To be done — Repeat exactly the lines running from the first line of the data to the line containing "4.75,5.0,5.25,5.5,5.5];", both ends included, and nothing else; drop the pictures.

Provided data —
* BEGIN *

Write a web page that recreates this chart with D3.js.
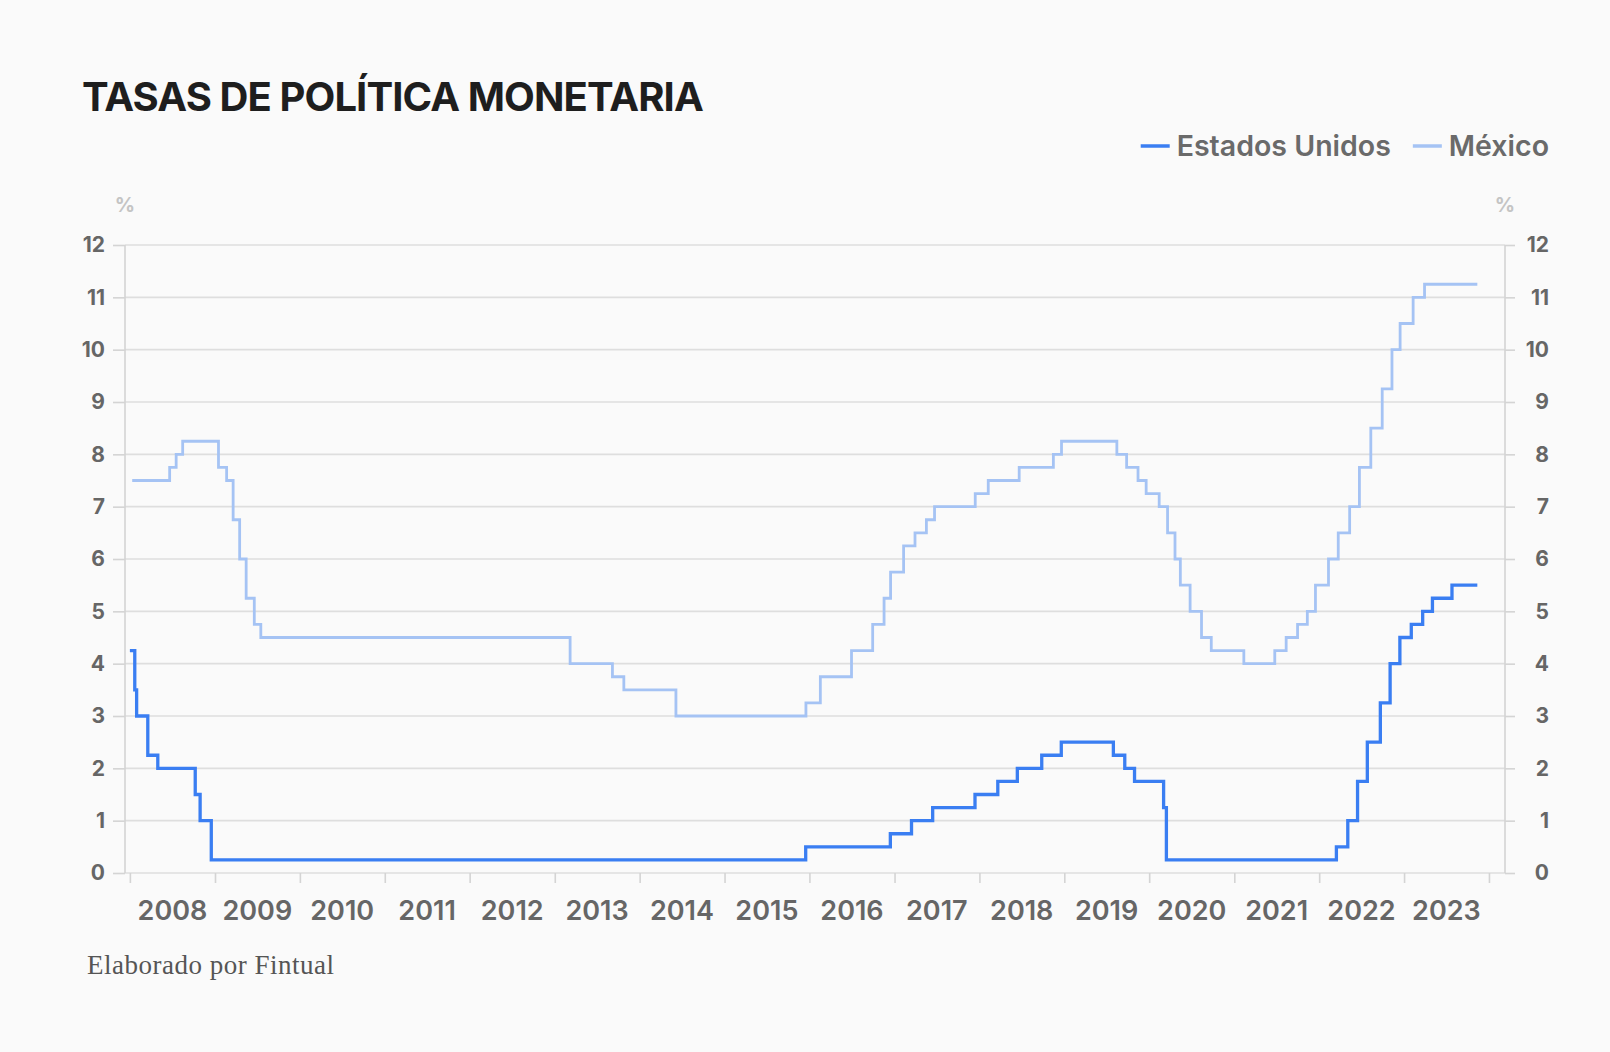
<!DOCTYPE html>
<html>
<head>
<meta charset="utf-8">
<script src="https://cdn.jsdelivr.net/npm/d3@7"></script>
<style>
  html, body { margin: 0; padding: 0; background: #fafafa; }
  svg { display: block; }
</style>
</head>
<body>
<div id="chart"></div>
<script>
// Tasas de politica monetaria: Fed (limite superior) y Banxico
var usDates = ["2008-01-01","2008-01-22","2008-01-30","2008-03-18","2008-04-30","2008-10-08","2008-10-29","2008-12-16",
  "2015-12-16","2016-12-14","2017-03-15","2017-06-14","2017-12-13","2018-03-21","2018-06-13","2018-09-26","2018-12-19",
  "2019-07-31","2019-09-18","2019-10-30","2020-03-03","2020-03-15",
  "2022-03-16","2022-05-04","2022-06-15","2022-07-27","2022-09-21","2022-11-02","2022-12-14",
  "2023-02-01","2023-03-22","2023-05-03","2023-07-26","2023-11-12"];
var usRates = [4.25,3.5,3.0,2.25,2.0,1.5,1.0,0.25,
  0.5,0.75,1.0,1.25,1.5,1.75,2.0,2.25,2.5,
  2.25,2.0,1.75,1.25,0.25,
  0.5,1.0,1.75,2.5,3.25,4.0,4.5,
  4.75,5.0,5.25,5.5,5.5];

var mxDates = ["2008-01-11","2008-06-20","2008-07-18","2008-08-15","2009-01-16","2009-02-20","2009-03-20","2009-04-17",
  "2009-05-15","2009-06-19","2009-07-17","2013-03-08","2013-09-06","2013-10-25","2014-06-06","2015-12-17",
  "2016-02-17","2016-06-30","2016-09-29","2016-11-17","2016-12-15","2017-02-09","2017-03-30","2017-05-18",
  "2017-06-22","2017-12-14","2018-02-08","2018-06-21","2018-11-15","2018-12-20","2019-08-15","2019-09-26",
  "2019-11-14","2019-12-19","2020-02-13","2020-03-20","2020-04-21","2020-05-14","2020-06-25","2020-08-13",
  "2020-09-24","2021-02-11","2021-06-24","2021-08-12","2021-09-30","2021-11-11","2021-12-16","2022-02-10",
  "2022-03-24","2022-05-12","2022-06-23","2022-08-11","2022-09-29","2022-11-10","2022-12-15","2023-02-09",
  "2023-03-30","2023-11-12"];
var mxRates = [7.5,7.75,8.0,8.25,7.75,7.5,6.75,6.0,
  5.25,4.75,4.5,4.0,3.75,3.5,3.0,3.25,
  3.75,4.25,4.75,5.25,5.75,6.25,6.5,6.75,
  7.0,7.25,7.5,7.75,8.0,8.25,8.0,7.75,
  7.5,7.25,7.0,6.5,6.0,5.5,5.0,4.5,
  4.25,4.0,4.25,4.5,4.75,5.0,5.5,6.0,
  6.5,7.0,7.75,8.5,9.25,10.0,10.5,11.0,
  11.25,11.25];

var yearLabels = ["2008","2009","2010","2011","2012","2013","2014","2015","2016","2017","2018","2019","2020","2021","2022","2023"];
var yTicks = [0,1,2,3,4,5,6,7,8,9,10,11,12];

var seriesNames = ["Estados Unidos", "México"];
var seriesColors = ["#3a7ef2", "#a5c3f4"];

var svgWidth = 1610;
var svgHeight = 1052;

var margin = { top: 245, right: 105, bottom: 179, left: 125 };
var width = svgWidth - margin.left - margin.right;
var height = svgHeight - margin.top - margin.bottom;

var parseDate = d3.timeParse("%Y-%m-%d");
var usData = usDates.map((d, i) => ({ date: parseDate(d), value: usRates[i] }));
var mxData = mxDates.map((d, i) => ({ date: parseDate(d), value: mxRates[i] }));

var svg = d3.select("#chart")
  .append("svg")
  .attr("width", svgWidth)
  .attr("height", svgHeight);

svg.append("rect")
  .attr("width", svgWidth)
  .attr("height", svgHeight)
  .attr("fill", "#fafafa");

var chartGroup = svg.append("g")
  .attr("transform", `translate(${margin.left}, ${margin.top})`);

// scales
var xTimeScale = d3.scaleTime()
  .domain([parseDate("2007-12-11"), parseDate("2024-03-10")])
  .range([0, width]);

var yLinearScale = d3.scaleLinear()
  .domain([0, 12])
  .range([height, 0]);

// gridlines
chartGroup.append("g")
  .selectAll("line")
  .data(yTicks)
  .enter()
  .append("line")
  .attr("x1", 0)
  .attr("x2", width)
  .attr("y1", d => yLinearScale(d))
  .attr("y2", d => yLinearScale(d))
  .attr("stroke", "#dedede")
  .attr("stroke-width", 1.6);

// left axis
var leftAxis = d3.axisLeft(yLinearScale).tickValues(yTicks).tickSize(12).tickPadding(8);
var gLeft = chartGroup.append("g").call(leftAxis);

// right axis (labels right aligned)
var rightAxis = d3.axisRight(yLinearScale).tickValues(yTicks).tickSize(10).tickPadding(34);
var gRight = chartGroup.append("g")
  .attr("transform", `translate(${width}, 0)`)
  .call(rightAxis);
gRight.selectAll("text").attr("text-anchor", "end");

// bottom axis: ticks at year starts, labels mid-year
var yearStarts = d3.range(2008, 2025).map(y => new Date(y, 0, 1));
var bottomAxis = d3.axisBottom(xTimeScale).tickValues(yearStarts).tickSize(10).tickFormat("");
var gBottom = chartGroup.append("g")
  .attr("transform", `translate(0, ${height})`)
  .call(bottomAxis);

chartGroup.append("g")
  .selectAll("text")
  .data(yearLabels)
  .enter()
  .append("text")
  .attr("x", d => xTimeScale(new Date(+d, 6, 2)))
  .attr("y", height + 47)
  .attr("text-anchor", "middle")
  .attr("class", "yearLabel")
  .text(d => d);

[gLeft, gRight, gBottom].forEach(function(g) {
  g.select(".domain").attr("stroke", "#d4d4d4").attr("stroke-width", 1.6);
  g.selectAll(".tick line").attr("stroke", "#d4d4d4").attr("stroke-width", 1.6);
});
gLeft.select(".domain").attr("d", `M0,0V${height}`);
gRight.select(".domain").attr("d", `M0,0V${height}`);
gBottom.select(".domain").remove();

svg.selectAll(".tick text, .yearLabel")
  .attr("font-family", "Inter, 'Open Sans', sans-serif")
  .attr("font-weight", 700)
  .attr("fill", "#666666");
gLeft.selectAll("text").attr("font-size", 21);
gRight.selectAll("text").attr("font-size", 21);
chartGroup.selectAll(".yearLabel").attr("font-size", 27).attr("font-weight", 600);

// % unit labels
[0, width].forEach(function(x) {
  chartGroup.append("text")
    .attr("x", x)
    .attr("y", -33)
    .attr("text-anchor", "middle")
    .attr("font-family", "Inter, sans-serif")
    .attr("font-size", 20)
    .attr("font-weight", 700)
    .attr("fill", "#c4c4c4")
    .text("%");
});

// lines
var stepLine = d3.line()
  .x(d => xTimeScale(d.date))
  .y(d => yLinearScale(d.value))
  .curve(d3.curveStepAfter);

chartGroup.append("path")
  .datum(mxData)
  .attr("d", stepLine)
  .attr("fill", "none")
  .attr("stroke", seriesColors[1])
  .attr("stroke-width", 2.8);

chartGroup.append("path")
  .datum(usData)
  .attr("d", stepLine)
  .attr("fill", "none")
  .attr("stroke", seriesColors[0])
  .attr("stroke-width", 3.3);

// title
svg.append("text")
  .attr("x", 82)
  .attr("y", 111)
  .attr("font-family", "Inter, sans-serif")
  .attr("font-size", 40)
  .attr("font-weight", 700)
  .attr("fill", "#1e1e1e")
  .attr("letter-spacing", -0.9)
  .text("TASAS DE POLÍTICA MONETARIA");

// legend, right aligned to 1549
var legend = svg.append("g");
var xCursor = 1549;
for (var i = seriesNames.length - 1; i >= 0; i--) {
  var t = legend.append("text")
    .attr("y", 156)
    .attr("font-family", "Inter, sans-serif")
    .attr("font-size", 28.5)
    .attr("font-weight", 600)
    .attr("fill", "#6a6a6a")
    .attr("text-anchor", "end")
    .attr("x", xCursor)
    .text(seriesNames[i]);
  var w = t.node().getComputedTextLength();
  legend.append("line")
    .attr("x1", xCursor - w - 36)
    .attr("x2", xCursor - w - 7)
    .attr("y1", 146)
    .attr("y2", 146)
    .attr("stroke", seriesColors[i])
    .attr("stroke-width", 3.5);
  xCursor = xCursor - w - 36 - 22;
}

// footnote
svg.append("text")
  .attr("x", 87)
  .attr("y", 974)
  .attr("font-family", "'Liberation Serif', 'DejaVu Serif', serif")
  .attr("font-size", 27)
  .attr("letter-spacing", 0.5)
  .attr("fill", "#555555")
  .text("Elaborado por Fintual");
</script>
</body>
</html>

* END *

Task solution —
Write a web page that recreates this chart with D3.js.
<!DOCTYPE html>
<html>
<head>
<meta charset="utf-8">
<script src="https://cdn.jsdelivr.net/npm/d3@7"></script>
<style>
  html, body { margin: 0; padding: 0; background: #fafafa; }
  svg { display: block; }
</style>
</head>
<body>
<div id="chart"></div>
<script>
// Tasas de politica monetaria: Fed (limite superior) y Banxico
var usDates = ["2008-01-01","2008-01-22","2008-01-30","2008-03-18","2008-04-30","2008-10-08","2008-10-29","2008-12-16",
  "2015-12-16","2016-12-14","2017-03-15","2017-06-14","2017-12-13","2018-03-21","2018-06-13","2018-09-26","2018-12-19",
  "2019-07-31","2019-09-18","2019-10-30","2020-03-03","2020-03-15",
  "2022-03-16","2022-05-04","2022-06-15","2022-07-27","2022-09-21","2022-11-02","2022-12-14",
  "2023-02-01","2023-03-22","2023-05-03","2023-07-26","2023-11-12"];
var usRates = [4.25,3.5,3.0,2.25,2.0,1.5,1.0,0.25,
  0.5,0.75,1.0,1.25,1.5,1.75,2.0,2.25,2.5,
  2.25,2.0,1.75,1.25,0.25,
  0.5,1.0,1.75,2.5,3.25,4.0,4.5,
  4.75,5.0,5.25,5.5,5.5];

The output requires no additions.